## Exercise goal
Quote the listing in full, exactly as given, minus any pictures.

## Collected material
## BEGIN

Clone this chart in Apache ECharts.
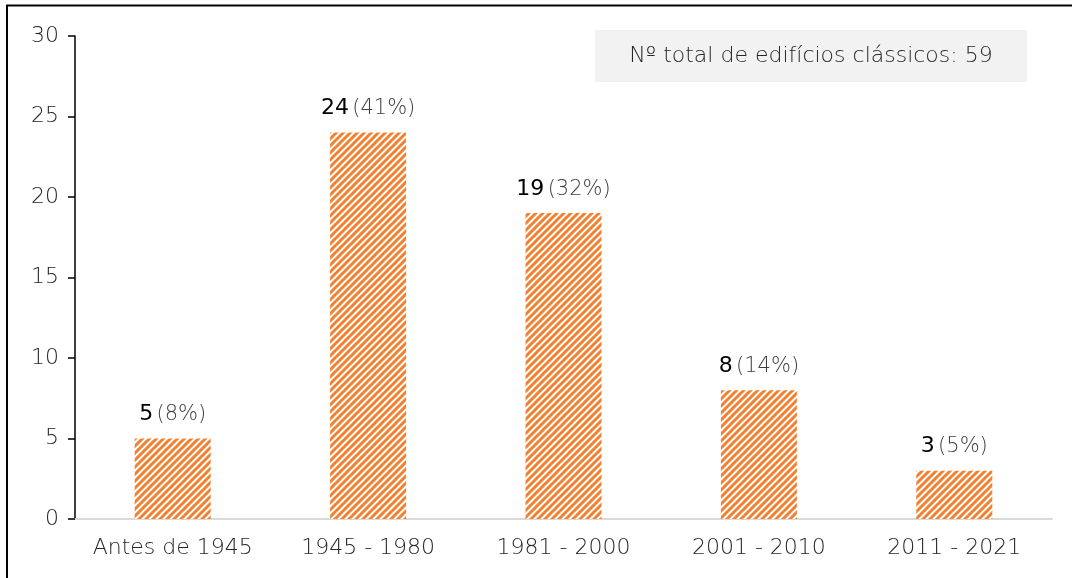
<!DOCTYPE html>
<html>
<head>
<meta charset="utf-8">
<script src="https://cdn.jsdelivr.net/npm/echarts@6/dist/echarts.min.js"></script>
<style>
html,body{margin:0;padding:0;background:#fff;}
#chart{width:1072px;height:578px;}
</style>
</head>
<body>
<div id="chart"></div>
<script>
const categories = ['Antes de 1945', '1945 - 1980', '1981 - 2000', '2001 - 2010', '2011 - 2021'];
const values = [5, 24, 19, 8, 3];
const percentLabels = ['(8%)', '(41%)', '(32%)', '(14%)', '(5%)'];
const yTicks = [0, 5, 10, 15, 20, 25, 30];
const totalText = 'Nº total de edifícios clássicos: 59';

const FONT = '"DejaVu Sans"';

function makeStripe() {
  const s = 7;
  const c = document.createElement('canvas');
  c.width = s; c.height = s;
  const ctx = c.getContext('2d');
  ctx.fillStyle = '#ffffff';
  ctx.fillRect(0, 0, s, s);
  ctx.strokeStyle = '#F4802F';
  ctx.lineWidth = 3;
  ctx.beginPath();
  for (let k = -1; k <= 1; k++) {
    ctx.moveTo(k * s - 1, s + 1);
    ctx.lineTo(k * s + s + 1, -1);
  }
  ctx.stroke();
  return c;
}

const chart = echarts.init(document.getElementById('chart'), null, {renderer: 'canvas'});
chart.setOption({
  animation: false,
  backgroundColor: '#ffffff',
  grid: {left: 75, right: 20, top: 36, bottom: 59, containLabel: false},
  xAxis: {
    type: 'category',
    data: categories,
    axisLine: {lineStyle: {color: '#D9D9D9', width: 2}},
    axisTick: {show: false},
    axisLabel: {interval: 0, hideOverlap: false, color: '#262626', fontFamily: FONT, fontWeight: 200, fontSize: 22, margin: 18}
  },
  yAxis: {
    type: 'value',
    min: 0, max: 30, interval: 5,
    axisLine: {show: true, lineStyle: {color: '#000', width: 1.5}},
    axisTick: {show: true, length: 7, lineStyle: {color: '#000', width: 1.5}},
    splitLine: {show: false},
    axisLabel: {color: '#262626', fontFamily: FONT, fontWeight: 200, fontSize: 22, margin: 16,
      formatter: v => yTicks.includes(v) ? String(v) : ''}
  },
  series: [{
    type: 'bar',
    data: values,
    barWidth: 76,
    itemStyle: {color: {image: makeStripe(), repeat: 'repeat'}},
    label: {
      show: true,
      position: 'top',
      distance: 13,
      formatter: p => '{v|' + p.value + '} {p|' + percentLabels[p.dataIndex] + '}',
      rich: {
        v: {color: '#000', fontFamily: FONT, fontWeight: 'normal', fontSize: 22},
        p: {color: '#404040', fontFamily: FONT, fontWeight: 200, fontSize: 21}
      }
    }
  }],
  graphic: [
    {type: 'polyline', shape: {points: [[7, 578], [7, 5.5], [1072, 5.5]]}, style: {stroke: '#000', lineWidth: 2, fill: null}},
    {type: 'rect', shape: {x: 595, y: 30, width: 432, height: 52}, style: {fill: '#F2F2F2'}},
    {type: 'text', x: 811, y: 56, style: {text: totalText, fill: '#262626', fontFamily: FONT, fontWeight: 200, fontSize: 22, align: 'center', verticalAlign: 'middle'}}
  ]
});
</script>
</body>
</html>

## END

## Solution to this exercise
Clone this chart in Apache ECharts.
<!DOCTYPE html>
<html>
<head>
<meta charset="utf-8">
<script src="https://cdn.jsdelivr.net/npm/echarts@6/dist/echarts.min.js"></script>
<style>
html,body{margin:0;padding:0;background:#fff;}
#chart{width:1072px;height:578px;}
</style>
</head>
<body>
<div id="chart"></div>
<script>
const categories = ['Antes de 1945', '1945 - 1980', '1981 - 2000', '2001 - 2010', '2011 - 2021'];
const values = [5, 24, 19, 8, 3];
const percentLabels = ['(8%)', '(41%)', '(32%)', '(14%)', '(5%)'];
const yTicks = [0, 5, 10, 15, 20, 25, 30];
const totalText = 'Nº total de edifícios clássicos: 59';

const FONT = '"DejaVu Sans"';

function makeStripe() {
  const s = 7;
  const c = document.createElement('canvas');
  c.width = s; c.height = s;
  const ctx = c.getContext('2d');
  ctx.fillStyle = '#ffffff';
  ctx.fillRect(0, 0, s, s);
  ctx.strokeStyle = '#F4802F';
  ctx.lineWidth = 3;
  ctx.beginPath();
  for (let k = -1; k <= 1; k++) {
    ctx.moveTo(k * s - 1, s + 1);
    ctx.lineTo(k * s + s + 1, -1);
  }
  ctx.stroke();
  return c;
}

const chart = echarts.init(document.getElementById('chart'), null, {renderer: 'canvas'});
chart.setOption({
  animation: false,
  backgroundColor: '#ffffff',
  grid: {left: 75, right: 20, top: 36, bottom: 59, containLabel: false},
  xAxis: {
    type: 'category',
    data: categories,
    axisLine: {lineStyle: {color: '#D9D9D9', width: 2}},
    axisTick: {show: false},
    axisLabel: {interval: 0, hideOverlap: false, color: '#262626', fontFamily: FONT, fontWeight: 200, fontSize: 22, margin: 18}
  },
  yAxis: {
    type: 'value',
    min: 0, max: 30, interval: 5,
    axisLine: {show: true, lineStyle: {color: '#000', width: 1.5}},
    axisTick: {show: true, length: 7, lineStyle: {color: '#000', width: 1.5}},
    splitLine: {show: false},
    axisLabel: {color: '#262626', fontFamily: FONT, fontWeight: 200, fontSize: 22, margin: 16,
      formatter: v => yTicks.includes(v) ? String(v) : ''}
  },
  series: [{
    type: 'bar',
    data: values,
    barWidth: 76,
    itemStyle: {color: {image: makeStripe(), repeat: 'repeat'}},
    label: {
      show: true,
      position: 'top',
      distance: 13,
      formatter: p => '{v|' + p.value + '} {p|' + percentLabels[p.dataIndex] + '}',
      rich: {
        v: {color: '#000', fontFamily: FONT, fontWeight: 'normal', fontSize: 22},
        p: {color: '#404040', fontFamily: FONT, fontWeight: 200, fontSize: 21}
      }
    }
  }],
  graphic: [
    {type: 'polyline', shape: {points: [[7, 578], [7, 5.5], [1072, 5.5]]}, style: {stroke: '#000', lineWidth: 2, fill: null}},
    {type: 'rect', shape: {x: 595, y: 30, width: 432, height: 52}, style: {fill: '#F2F2F2'}},
    {type: 'text', x: 811, y: 56, style: {text: totalText, fill: '#262626', fontFamily: FONT, fontWeight: 200, fontSize: 22, align: 'center', verticalAlign: 'middle'}}
  ]
});
</script>
</body>
</html>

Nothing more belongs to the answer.